Requirements:
Only the lines from the one containing "Output the component" through the one containing "const H = 536;" belong in the answer; copy them exactly and leave out pictures.

### Input data

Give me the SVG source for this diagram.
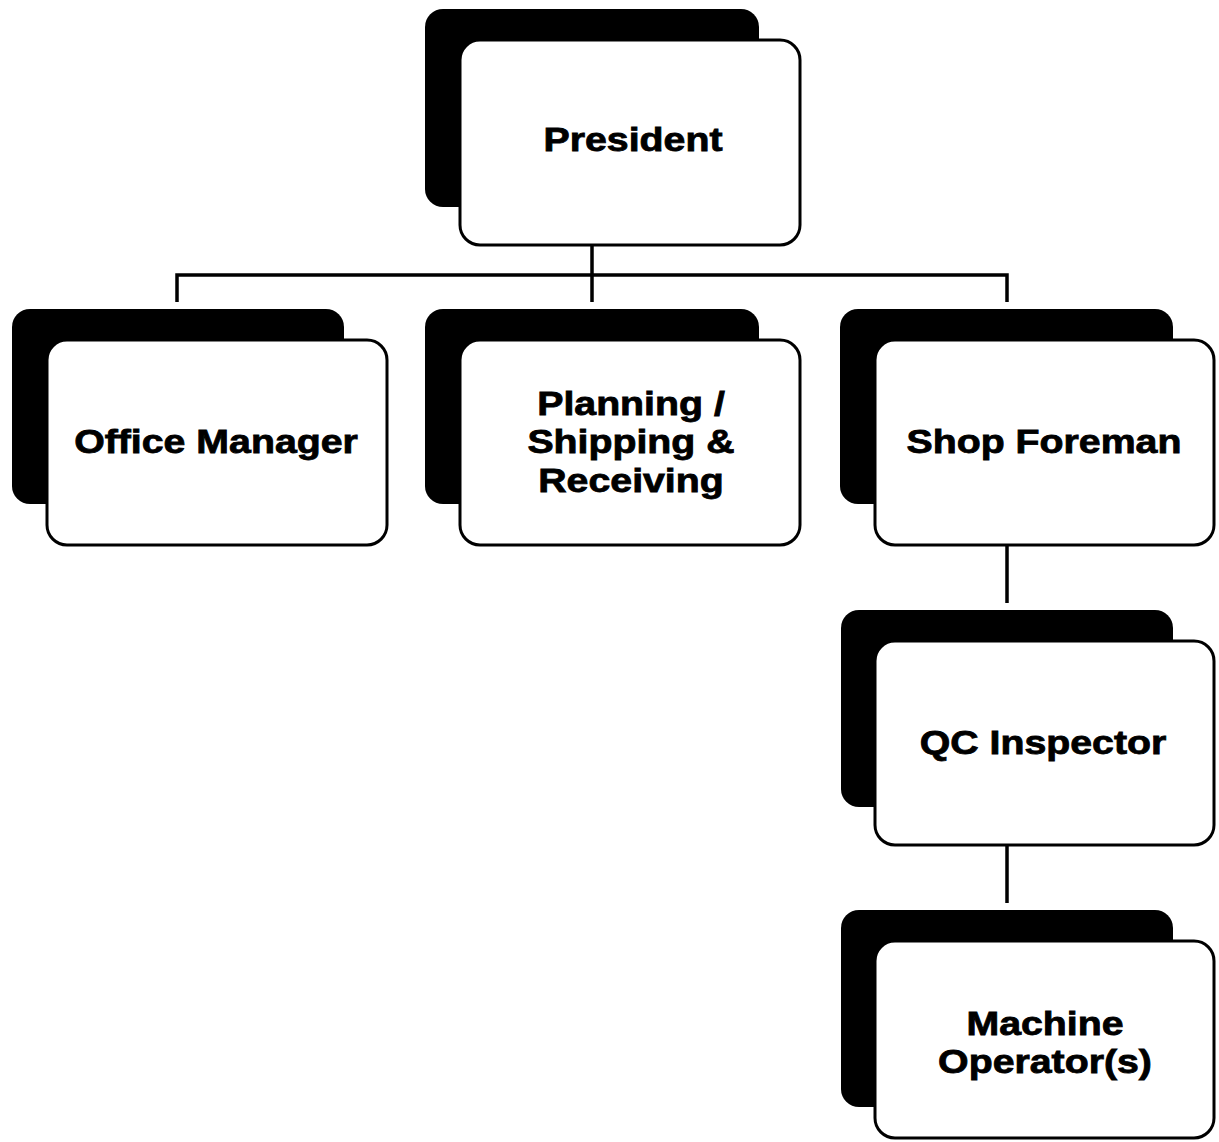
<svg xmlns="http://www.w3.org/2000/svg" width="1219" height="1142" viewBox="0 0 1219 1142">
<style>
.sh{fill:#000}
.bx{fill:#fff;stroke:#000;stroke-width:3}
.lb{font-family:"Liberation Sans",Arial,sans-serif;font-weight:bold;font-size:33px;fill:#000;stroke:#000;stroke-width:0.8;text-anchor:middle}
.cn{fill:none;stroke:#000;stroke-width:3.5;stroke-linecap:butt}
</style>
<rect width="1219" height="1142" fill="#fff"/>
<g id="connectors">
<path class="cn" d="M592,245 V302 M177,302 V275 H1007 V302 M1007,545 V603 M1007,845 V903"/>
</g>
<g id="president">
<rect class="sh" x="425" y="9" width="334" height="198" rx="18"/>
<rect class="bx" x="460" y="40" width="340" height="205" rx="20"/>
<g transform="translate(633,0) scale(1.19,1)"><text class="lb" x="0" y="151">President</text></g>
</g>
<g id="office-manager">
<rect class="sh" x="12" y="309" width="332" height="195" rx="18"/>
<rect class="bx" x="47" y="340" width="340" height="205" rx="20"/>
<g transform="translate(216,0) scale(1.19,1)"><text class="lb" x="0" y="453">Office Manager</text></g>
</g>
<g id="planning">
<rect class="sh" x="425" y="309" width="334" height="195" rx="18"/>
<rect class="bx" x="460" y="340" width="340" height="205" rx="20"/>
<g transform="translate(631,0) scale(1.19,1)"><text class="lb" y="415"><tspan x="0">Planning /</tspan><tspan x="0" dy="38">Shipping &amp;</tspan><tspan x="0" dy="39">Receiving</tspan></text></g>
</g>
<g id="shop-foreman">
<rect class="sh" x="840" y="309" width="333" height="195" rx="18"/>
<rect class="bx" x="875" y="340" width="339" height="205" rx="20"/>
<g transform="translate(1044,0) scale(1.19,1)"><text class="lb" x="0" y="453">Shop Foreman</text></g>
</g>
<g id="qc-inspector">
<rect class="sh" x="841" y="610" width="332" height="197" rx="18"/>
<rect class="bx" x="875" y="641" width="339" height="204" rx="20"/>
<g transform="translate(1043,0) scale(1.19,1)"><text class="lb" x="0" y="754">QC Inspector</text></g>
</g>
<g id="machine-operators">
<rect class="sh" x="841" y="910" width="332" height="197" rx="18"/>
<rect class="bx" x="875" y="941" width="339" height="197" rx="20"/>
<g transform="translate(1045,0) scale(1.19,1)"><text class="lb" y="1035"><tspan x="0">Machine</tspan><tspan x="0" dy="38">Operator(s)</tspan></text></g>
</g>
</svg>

######
### Input data

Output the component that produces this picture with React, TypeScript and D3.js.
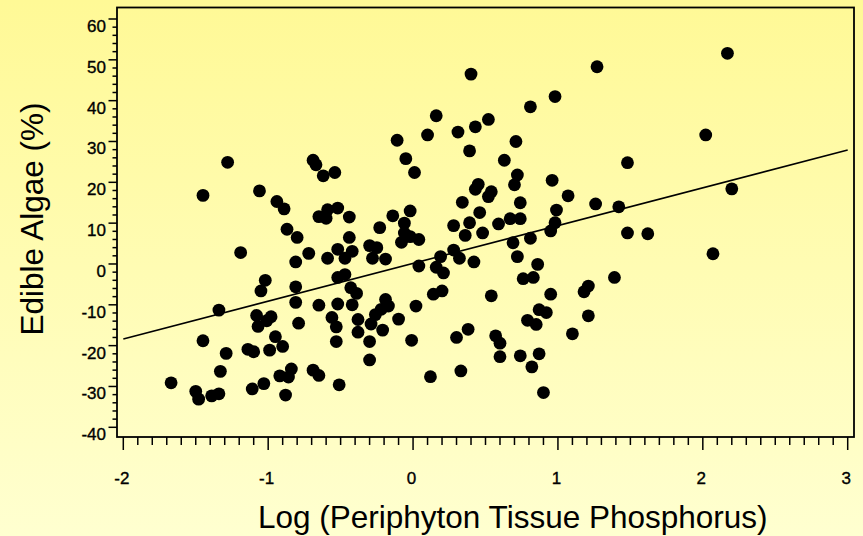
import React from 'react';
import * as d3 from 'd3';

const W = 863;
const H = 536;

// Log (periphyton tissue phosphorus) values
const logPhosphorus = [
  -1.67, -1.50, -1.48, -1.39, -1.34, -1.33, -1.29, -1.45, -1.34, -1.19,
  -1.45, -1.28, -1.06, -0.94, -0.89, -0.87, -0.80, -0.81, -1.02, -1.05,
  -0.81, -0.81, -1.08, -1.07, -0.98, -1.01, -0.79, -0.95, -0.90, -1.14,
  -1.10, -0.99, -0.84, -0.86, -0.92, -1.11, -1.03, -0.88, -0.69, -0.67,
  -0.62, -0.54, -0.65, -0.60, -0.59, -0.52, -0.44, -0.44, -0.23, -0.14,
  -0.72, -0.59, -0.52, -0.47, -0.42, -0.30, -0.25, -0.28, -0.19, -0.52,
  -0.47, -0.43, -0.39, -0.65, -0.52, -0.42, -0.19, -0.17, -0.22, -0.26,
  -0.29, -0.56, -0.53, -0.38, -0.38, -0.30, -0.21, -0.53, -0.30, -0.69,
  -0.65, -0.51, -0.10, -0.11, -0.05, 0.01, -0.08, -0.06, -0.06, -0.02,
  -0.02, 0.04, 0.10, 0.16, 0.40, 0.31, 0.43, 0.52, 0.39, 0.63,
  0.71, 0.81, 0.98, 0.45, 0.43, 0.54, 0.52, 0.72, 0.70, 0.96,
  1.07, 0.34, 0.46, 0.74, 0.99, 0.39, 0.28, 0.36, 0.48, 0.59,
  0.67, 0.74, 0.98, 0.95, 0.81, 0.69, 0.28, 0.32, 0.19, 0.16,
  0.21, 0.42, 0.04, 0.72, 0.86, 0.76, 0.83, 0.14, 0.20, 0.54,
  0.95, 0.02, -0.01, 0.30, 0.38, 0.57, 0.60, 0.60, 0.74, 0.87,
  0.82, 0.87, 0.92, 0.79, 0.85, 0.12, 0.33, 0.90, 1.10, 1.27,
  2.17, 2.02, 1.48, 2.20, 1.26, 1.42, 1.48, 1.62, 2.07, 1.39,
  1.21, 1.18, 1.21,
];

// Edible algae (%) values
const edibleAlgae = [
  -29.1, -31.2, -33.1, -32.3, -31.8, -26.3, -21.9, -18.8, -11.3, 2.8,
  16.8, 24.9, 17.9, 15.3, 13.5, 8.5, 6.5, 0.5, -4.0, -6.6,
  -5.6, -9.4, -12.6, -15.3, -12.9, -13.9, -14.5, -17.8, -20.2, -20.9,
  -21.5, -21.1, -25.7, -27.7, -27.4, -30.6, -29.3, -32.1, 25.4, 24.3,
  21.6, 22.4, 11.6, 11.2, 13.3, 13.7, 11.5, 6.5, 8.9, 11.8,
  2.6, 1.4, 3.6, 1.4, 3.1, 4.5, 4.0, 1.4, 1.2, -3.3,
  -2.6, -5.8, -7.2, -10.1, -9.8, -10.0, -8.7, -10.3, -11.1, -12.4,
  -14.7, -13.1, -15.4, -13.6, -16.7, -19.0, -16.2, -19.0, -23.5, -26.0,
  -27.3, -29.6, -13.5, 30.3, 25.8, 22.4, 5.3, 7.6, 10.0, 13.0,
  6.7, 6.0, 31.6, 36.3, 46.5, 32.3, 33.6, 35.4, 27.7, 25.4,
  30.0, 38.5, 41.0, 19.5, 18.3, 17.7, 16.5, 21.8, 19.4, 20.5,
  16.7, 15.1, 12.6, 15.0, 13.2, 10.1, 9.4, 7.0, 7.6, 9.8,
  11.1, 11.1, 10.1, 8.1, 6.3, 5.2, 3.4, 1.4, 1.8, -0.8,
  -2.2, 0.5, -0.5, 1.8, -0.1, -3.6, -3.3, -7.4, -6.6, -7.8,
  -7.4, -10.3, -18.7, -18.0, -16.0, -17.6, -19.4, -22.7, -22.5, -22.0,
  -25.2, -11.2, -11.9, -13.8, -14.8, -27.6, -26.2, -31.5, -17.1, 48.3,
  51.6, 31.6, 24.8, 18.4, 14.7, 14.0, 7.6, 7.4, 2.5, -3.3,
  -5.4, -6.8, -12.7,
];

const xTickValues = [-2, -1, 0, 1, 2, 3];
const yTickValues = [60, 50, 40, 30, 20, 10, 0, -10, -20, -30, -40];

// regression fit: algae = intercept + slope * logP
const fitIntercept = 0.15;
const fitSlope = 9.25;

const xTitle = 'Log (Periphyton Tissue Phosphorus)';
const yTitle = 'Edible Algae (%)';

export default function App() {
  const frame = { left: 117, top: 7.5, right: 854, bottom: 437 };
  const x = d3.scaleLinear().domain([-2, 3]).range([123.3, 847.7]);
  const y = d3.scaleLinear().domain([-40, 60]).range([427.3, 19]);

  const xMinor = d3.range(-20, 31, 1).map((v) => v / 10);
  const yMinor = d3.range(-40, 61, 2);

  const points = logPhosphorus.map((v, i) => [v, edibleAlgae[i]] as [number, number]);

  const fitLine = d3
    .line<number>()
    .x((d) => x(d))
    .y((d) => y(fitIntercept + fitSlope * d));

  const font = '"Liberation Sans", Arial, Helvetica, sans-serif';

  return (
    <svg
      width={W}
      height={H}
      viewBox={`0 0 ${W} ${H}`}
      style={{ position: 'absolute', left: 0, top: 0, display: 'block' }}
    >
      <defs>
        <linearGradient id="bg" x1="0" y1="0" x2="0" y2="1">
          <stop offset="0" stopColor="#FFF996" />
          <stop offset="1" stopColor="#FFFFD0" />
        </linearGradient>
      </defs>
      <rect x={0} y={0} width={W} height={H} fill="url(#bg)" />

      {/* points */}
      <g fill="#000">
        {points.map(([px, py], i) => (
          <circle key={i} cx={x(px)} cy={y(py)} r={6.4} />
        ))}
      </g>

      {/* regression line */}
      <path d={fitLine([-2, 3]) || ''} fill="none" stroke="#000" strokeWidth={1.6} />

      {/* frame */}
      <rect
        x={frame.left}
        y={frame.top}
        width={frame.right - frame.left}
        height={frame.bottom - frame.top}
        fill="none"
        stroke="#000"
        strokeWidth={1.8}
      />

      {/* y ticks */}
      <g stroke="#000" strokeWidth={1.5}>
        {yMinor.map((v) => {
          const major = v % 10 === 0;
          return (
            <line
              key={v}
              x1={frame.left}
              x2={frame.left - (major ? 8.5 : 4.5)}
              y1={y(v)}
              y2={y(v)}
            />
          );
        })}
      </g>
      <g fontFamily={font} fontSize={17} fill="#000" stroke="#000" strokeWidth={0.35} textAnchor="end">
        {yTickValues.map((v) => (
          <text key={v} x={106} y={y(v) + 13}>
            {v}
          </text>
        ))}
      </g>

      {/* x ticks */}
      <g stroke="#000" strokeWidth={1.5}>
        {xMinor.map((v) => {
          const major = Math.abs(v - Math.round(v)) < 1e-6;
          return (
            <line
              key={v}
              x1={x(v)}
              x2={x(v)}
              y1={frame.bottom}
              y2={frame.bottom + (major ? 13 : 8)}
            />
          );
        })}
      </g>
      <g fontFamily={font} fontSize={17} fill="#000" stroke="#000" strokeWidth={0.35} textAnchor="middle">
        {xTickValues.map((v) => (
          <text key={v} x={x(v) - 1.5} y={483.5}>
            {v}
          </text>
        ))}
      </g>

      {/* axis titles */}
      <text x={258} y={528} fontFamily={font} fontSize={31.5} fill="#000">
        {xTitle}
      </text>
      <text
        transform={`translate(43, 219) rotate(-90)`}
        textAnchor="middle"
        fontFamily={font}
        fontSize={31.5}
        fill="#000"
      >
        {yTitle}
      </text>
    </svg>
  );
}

######

Written reply:
Output the component that produces this picture with React, TypeScript and D3.js.
import React from 'react';
import * as d3 from 'd3';

const W = 863;
const H = 536;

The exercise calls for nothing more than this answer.